OBJECTIVE
Report the number of lines where the string "with" occurs, and write nothing else.

ENTRIES SHOWN
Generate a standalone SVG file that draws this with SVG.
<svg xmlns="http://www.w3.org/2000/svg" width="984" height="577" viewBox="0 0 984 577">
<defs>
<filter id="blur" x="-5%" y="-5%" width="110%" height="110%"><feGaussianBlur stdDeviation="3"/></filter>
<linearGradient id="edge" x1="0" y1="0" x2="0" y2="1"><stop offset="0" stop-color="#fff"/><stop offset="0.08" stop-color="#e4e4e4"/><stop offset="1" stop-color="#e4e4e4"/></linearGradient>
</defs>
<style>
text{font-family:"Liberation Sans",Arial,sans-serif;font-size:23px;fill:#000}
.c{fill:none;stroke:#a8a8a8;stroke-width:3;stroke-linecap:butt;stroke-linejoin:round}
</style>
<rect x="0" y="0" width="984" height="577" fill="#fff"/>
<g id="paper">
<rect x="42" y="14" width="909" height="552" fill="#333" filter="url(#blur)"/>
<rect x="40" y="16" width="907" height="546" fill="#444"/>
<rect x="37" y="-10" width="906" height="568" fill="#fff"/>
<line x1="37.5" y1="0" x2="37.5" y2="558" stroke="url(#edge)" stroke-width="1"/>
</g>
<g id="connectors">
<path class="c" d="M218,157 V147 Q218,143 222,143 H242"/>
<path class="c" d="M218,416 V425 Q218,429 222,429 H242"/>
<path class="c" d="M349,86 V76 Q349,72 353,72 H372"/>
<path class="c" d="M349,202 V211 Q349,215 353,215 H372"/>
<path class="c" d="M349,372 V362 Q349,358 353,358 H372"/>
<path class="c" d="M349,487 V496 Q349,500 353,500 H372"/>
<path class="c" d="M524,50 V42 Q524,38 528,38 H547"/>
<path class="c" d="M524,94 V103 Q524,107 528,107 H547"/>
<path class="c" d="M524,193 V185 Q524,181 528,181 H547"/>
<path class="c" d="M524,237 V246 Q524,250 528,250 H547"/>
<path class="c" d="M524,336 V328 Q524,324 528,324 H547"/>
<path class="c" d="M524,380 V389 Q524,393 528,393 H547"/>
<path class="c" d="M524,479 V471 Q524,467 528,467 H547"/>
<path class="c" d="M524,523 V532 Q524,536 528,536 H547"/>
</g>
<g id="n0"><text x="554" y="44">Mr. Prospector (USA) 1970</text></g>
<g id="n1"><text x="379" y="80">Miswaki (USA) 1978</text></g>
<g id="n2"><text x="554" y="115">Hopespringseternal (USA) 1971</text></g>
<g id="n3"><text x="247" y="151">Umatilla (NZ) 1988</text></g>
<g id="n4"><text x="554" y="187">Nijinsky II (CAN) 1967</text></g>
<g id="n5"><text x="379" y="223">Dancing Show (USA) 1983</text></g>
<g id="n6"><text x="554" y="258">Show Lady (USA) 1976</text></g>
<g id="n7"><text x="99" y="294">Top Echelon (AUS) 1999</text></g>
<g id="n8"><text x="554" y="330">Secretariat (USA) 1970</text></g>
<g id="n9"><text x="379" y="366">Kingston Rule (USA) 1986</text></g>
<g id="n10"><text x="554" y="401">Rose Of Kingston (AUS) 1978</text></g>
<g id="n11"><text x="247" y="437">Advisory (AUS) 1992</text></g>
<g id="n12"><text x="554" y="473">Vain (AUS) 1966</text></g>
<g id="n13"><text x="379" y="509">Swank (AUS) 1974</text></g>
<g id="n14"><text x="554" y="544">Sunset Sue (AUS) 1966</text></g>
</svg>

* * *

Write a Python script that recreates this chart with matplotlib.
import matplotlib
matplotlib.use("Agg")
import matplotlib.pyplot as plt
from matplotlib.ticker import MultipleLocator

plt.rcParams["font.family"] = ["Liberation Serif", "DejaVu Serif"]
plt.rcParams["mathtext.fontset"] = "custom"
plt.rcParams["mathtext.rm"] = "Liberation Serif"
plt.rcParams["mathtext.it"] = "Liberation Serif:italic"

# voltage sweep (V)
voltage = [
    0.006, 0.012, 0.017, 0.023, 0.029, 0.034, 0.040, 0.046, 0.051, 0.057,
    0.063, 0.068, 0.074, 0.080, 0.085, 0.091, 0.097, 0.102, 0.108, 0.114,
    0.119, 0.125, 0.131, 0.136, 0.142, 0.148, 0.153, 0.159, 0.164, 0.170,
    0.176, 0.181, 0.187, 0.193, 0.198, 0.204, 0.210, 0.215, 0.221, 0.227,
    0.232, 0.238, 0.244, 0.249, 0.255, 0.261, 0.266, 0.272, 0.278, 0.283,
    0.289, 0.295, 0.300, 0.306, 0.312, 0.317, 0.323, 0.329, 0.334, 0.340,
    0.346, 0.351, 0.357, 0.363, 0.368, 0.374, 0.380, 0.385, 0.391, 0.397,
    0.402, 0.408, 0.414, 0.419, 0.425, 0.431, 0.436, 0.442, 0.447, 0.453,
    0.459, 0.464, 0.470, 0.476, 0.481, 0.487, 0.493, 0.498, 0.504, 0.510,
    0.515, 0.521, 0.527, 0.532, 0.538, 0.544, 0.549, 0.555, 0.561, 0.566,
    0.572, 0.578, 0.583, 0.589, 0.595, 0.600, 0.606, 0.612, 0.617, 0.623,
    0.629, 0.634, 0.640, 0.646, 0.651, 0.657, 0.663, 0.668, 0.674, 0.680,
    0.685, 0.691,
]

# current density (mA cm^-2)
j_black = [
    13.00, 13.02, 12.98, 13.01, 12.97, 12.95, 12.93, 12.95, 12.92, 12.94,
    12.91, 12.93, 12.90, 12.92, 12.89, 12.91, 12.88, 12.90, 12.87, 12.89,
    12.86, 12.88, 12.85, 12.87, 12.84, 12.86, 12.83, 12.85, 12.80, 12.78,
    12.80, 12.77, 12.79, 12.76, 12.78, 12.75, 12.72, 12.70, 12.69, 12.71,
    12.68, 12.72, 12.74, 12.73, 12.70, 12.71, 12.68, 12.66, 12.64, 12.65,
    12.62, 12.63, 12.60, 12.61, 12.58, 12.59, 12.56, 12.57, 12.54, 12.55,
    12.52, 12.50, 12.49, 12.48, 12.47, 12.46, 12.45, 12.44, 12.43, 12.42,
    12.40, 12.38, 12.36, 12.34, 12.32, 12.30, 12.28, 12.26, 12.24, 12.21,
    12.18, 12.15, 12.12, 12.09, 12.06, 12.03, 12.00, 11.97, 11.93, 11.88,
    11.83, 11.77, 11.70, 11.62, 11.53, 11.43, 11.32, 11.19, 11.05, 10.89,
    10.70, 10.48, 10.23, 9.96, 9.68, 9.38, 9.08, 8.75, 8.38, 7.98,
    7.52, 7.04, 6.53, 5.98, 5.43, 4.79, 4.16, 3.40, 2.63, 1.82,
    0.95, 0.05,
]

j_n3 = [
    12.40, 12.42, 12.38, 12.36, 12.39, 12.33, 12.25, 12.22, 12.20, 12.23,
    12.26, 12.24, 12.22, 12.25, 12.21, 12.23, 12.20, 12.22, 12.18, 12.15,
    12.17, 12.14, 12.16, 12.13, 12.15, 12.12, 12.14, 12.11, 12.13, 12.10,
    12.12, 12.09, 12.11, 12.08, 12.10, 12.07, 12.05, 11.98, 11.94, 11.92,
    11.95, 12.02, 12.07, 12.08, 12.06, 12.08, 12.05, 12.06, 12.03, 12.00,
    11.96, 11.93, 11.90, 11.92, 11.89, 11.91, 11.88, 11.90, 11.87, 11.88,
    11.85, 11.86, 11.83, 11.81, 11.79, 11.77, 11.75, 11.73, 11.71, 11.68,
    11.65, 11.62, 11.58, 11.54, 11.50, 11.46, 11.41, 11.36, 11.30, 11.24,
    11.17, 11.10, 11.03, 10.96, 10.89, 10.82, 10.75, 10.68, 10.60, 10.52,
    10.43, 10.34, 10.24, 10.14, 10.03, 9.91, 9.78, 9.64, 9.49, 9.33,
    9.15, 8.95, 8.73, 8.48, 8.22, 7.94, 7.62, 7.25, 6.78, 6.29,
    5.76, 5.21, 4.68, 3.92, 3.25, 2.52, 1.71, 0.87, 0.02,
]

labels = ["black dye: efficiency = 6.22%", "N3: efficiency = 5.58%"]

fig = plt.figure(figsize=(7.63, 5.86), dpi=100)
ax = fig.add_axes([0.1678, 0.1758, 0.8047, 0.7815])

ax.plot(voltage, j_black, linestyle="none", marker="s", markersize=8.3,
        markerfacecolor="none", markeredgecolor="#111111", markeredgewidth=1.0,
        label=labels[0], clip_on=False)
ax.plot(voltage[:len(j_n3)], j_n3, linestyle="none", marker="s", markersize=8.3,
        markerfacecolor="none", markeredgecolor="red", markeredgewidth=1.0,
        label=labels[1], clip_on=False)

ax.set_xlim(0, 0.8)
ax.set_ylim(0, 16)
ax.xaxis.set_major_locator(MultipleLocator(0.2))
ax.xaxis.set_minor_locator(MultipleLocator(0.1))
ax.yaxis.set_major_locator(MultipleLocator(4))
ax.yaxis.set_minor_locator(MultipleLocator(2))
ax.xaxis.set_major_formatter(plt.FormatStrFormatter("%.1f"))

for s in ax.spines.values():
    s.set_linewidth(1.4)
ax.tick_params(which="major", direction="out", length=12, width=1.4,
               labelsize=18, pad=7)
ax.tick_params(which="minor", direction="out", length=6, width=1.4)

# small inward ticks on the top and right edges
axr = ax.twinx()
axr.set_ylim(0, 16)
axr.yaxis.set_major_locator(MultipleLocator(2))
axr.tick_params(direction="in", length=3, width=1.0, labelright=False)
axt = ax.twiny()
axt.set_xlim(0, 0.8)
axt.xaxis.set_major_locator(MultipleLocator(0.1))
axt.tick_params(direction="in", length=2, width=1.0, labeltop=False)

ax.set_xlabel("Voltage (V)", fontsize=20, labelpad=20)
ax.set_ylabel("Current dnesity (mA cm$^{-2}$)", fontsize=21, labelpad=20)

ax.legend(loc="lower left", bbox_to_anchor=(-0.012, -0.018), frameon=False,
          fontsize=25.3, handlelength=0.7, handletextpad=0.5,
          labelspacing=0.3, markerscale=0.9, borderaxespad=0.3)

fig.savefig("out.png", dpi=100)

...

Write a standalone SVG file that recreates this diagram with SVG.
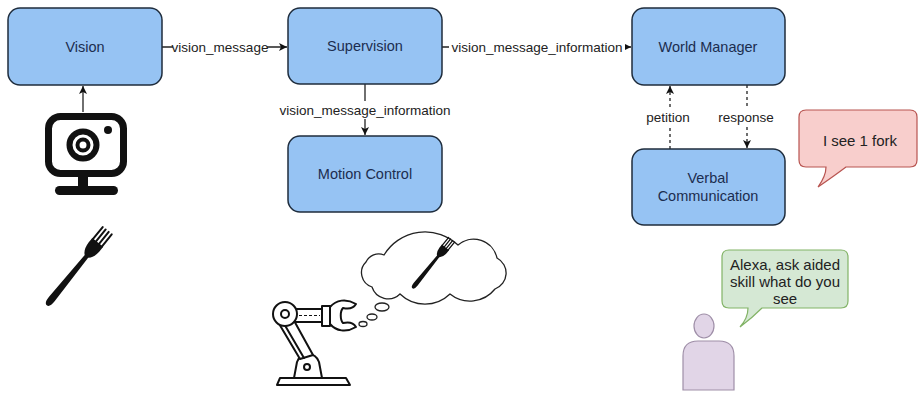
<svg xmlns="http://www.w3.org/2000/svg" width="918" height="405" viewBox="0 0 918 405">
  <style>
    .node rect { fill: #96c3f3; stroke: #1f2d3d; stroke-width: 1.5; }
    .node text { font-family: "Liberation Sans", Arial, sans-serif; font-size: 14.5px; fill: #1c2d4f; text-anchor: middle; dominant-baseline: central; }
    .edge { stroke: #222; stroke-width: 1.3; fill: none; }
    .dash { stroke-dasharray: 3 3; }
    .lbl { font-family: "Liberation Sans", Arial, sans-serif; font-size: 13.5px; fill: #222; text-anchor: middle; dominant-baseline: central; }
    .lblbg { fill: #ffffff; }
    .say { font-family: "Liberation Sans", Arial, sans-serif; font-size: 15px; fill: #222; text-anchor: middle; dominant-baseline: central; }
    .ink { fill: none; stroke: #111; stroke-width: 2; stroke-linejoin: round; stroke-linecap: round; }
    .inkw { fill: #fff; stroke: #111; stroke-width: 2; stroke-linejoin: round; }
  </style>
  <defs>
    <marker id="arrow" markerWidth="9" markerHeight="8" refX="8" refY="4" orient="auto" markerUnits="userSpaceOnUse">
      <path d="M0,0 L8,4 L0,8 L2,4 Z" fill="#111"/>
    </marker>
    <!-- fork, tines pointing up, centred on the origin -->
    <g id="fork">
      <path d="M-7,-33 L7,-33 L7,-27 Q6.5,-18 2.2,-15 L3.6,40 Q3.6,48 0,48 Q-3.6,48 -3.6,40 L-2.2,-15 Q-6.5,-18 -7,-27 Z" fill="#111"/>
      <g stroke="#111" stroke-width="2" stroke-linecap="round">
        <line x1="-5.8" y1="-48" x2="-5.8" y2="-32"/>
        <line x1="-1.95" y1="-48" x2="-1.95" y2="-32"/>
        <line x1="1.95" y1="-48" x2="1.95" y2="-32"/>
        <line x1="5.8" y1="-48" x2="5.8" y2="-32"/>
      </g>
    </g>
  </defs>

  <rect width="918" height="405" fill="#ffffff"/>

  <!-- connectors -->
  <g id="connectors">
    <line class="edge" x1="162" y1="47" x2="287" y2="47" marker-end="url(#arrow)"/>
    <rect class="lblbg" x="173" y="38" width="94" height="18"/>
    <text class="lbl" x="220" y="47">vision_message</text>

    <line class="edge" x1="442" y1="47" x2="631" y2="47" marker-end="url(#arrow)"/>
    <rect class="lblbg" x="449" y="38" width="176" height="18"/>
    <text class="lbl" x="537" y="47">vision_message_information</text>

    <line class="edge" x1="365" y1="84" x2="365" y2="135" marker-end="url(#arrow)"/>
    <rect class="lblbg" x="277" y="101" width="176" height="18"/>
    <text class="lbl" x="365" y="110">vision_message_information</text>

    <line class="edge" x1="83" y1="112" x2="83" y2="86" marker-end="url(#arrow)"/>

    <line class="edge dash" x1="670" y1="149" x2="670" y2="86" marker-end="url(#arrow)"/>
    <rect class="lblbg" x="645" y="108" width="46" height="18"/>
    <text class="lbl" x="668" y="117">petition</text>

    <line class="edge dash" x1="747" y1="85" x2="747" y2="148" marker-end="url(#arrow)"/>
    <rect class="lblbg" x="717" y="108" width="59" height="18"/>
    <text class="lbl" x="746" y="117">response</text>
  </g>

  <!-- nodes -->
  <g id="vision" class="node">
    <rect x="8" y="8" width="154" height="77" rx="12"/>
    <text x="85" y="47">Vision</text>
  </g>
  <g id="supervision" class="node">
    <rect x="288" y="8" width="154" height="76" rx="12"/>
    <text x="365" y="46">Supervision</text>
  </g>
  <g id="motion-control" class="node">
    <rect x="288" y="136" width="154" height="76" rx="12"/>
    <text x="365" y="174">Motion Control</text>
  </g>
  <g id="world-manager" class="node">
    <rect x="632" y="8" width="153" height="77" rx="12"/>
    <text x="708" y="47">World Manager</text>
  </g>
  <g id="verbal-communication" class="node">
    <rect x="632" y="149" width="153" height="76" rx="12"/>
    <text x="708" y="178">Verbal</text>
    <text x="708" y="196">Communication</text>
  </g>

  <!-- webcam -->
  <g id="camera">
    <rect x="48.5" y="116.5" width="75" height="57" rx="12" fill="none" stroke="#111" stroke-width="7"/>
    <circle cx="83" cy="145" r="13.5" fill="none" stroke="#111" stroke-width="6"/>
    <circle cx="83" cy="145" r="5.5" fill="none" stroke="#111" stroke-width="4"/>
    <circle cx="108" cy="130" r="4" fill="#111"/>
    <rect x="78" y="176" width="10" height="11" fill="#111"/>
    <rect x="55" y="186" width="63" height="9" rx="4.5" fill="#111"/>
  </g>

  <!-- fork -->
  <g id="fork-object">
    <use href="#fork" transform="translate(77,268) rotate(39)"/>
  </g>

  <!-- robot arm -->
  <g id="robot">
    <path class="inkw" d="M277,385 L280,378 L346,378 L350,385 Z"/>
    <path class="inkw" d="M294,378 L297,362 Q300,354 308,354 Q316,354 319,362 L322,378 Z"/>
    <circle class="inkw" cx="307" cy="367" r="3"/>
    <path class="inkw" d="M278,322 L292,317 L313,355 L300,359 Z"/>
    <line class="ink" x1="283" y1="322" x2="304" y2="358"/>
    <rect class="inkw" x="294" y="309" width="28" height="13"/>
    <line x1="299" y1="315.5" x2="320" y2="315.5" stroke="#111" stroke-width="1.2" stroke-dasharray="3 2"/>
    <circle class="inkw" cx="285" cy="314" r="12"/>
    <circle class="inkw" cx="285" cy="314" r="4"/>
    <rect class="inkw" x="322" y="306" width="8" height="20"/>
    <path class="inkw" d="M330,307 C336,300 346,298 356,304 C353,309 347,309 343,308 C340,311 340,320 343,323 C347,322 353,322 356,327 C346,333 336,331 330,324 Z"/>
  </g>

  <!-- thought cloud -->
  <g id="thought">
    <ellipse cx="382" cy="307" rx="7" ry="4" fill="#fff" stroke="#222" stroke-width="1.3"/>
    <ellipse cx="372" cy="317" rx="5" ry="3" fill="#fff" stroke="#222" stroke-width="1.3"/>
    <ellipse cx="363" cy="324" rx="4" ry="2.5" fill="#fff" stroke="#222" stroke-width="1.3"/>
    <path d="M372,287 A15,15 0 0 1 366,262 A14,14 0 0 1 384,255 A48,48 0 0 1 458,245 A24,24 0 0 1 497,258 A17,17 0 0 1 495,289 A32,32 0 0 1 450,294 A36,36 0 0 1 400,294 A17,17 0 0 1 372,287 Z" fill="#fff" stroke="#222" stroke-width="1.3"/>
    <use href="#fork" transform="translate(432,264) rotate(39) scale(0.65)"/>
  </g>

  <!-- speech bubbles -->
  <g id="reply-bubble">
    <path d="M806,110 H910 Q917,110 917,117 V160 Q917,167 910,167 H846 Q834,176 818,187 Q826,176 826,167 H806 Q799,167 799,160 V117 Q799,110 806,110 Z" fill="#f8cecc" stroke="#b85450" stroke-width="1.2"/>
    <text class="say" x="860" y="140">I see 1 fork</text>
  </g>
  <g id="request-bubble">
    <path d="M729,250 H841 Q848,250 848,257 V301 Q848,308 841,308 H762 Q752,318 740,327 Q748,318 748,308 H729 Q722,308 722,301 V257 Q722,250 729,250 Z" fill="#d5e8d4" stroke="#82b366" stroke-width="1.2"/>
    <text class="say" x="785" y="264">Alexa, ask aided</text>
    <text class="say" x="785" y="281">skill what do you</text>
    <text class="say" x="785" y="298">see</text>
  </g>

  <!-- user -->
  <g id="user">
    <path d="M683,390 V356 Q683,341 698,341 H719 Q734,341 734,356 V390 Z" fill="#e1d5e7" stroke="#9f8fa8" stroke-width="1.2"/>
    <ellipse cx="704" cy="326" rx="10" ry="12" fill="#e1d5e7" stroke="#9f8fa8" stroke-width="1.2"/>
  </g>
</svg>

SOLUTION TO THIS PROBLEM
3